> Provided material
----

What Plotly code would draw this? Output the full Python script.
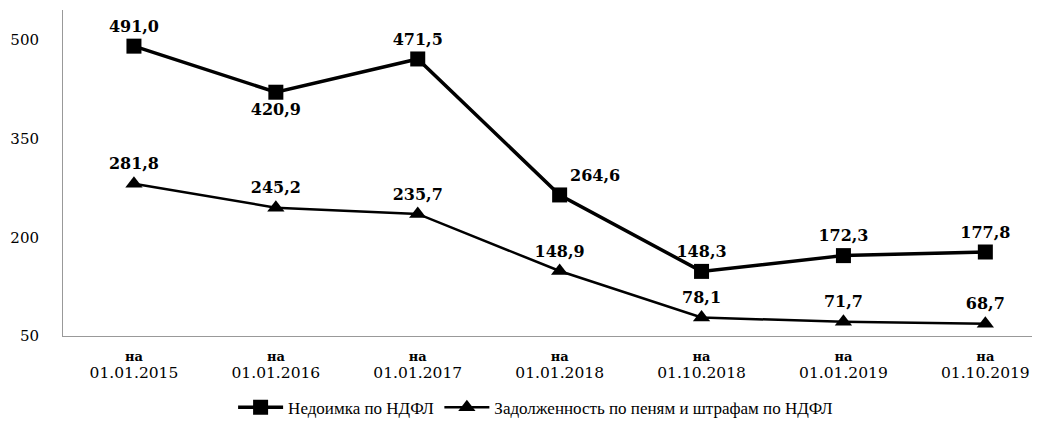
import plotly.graph_objects as go

categories = ["01.01.2015", "01.01.2016", "01.01.2017", "01.01.2018",
              "01.10.2018", "01.01.2019", "01.10.2019"]
nedoimka = [491.0, 420.9, 471.5, 264.6, 148.3, 172.3, 177.8]
peni = [281.8, 245.2, 235.7, 148.9, 78.1, 71.7, 68.7]
nedoimka_pos = ["top center", "bottom center", "top center", "top right",
                "top center", "top center", "top center"]
y_ticks = [50, 200, 350, 500]

def fmt(v):
    return f"{v:.1f}".replace(".", ",")

tick_text = [f"<b>на</b><br><span style='font-size:15.5px'>{c}</span>" for c in categories]
x = list(range(len(categories)))

fig = go.Figure()
fig.add_trace(go.Scatter(
    x=x, y=nedoimka, mode="lines+markers+text",
    name="Недоимка по НДФЛ",
    line=dict(color="black", width=3.5),
    marker=dict(symbol="square", size=15, color="black"),
    text=[f"<b>{fmt(v)}</b>" for v in nedoimka],
    textposition=nedoimka_pos,
    textfont=dict(family="DejaVu Serif", size=16, color="black"),
    cliponaxis=False,
))
fig.add_trace(go.Scatter(
    x=x, y=peni, mode="lines+markers+text",
    name="Задолженность по пеням и штрафам по НДФЛ",
    line=dict(color="black", width=2.5),
    marker=dict(symbol="triangle-up", size=15, color="black"),
    text=[f"<b>{fmt(v)}</b>" for v in peni],
    textposition="top center",
    textfont=dict(family="DejaVu Serif", size=16, color="black"),
    cliponaxis=False,
))

fig.update_layout(
    width=1032, height=413,
    margin=dict(l=55, r=5, t=2, b=85, autoexpand=False),
    paper_bgcolor="white", plot_bgcolor="white",
    showlegend=True,
    legend=dict(orientation="h", x=0.175, y=-0.22, xanchor="left", yanchor="middle",
                font=dict(family="Liberation Serif", size=17, color="black"),
                itemwidth=45, tracegroupgap=0),
    font=dict(family="DejaVu Serif", color="black"),
)
fig.update_xaxes(
    range=[-0.5, 6.35], tickmode="array", tickvals=x, ticktext=tick_text,
    showgrid=False, zeroline=False, showline=True, linecolor="#999",
    linewidth=1, ticks="", automargin=False, ticklabelstandoff=8,
    tickfont=dict(family="DejaVu Serif", size=13, color="black"),
)
fig.update_yaxes(
    range=[50, 546], tickmode="array", tickvals=y_ticks,
    showgrid=False, zeroline=False, showline=True, linecolor="#999",
    linewidth=1, ticks="", ticklabelstandoff=20, automargin=False,
    tickfont=dict(family="DejaVu Serif", size=15, color="black"),
)

fig.write_html("out.html")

----

> Set task
Write down every line from the opening of the listing to the line with "import plotly.graph_objects as go", both included, and nothing else; the pictures are omitted.

> Exercise output
What Plotly code would draw this? Output the full Python script.
import plotly.graph_objects as go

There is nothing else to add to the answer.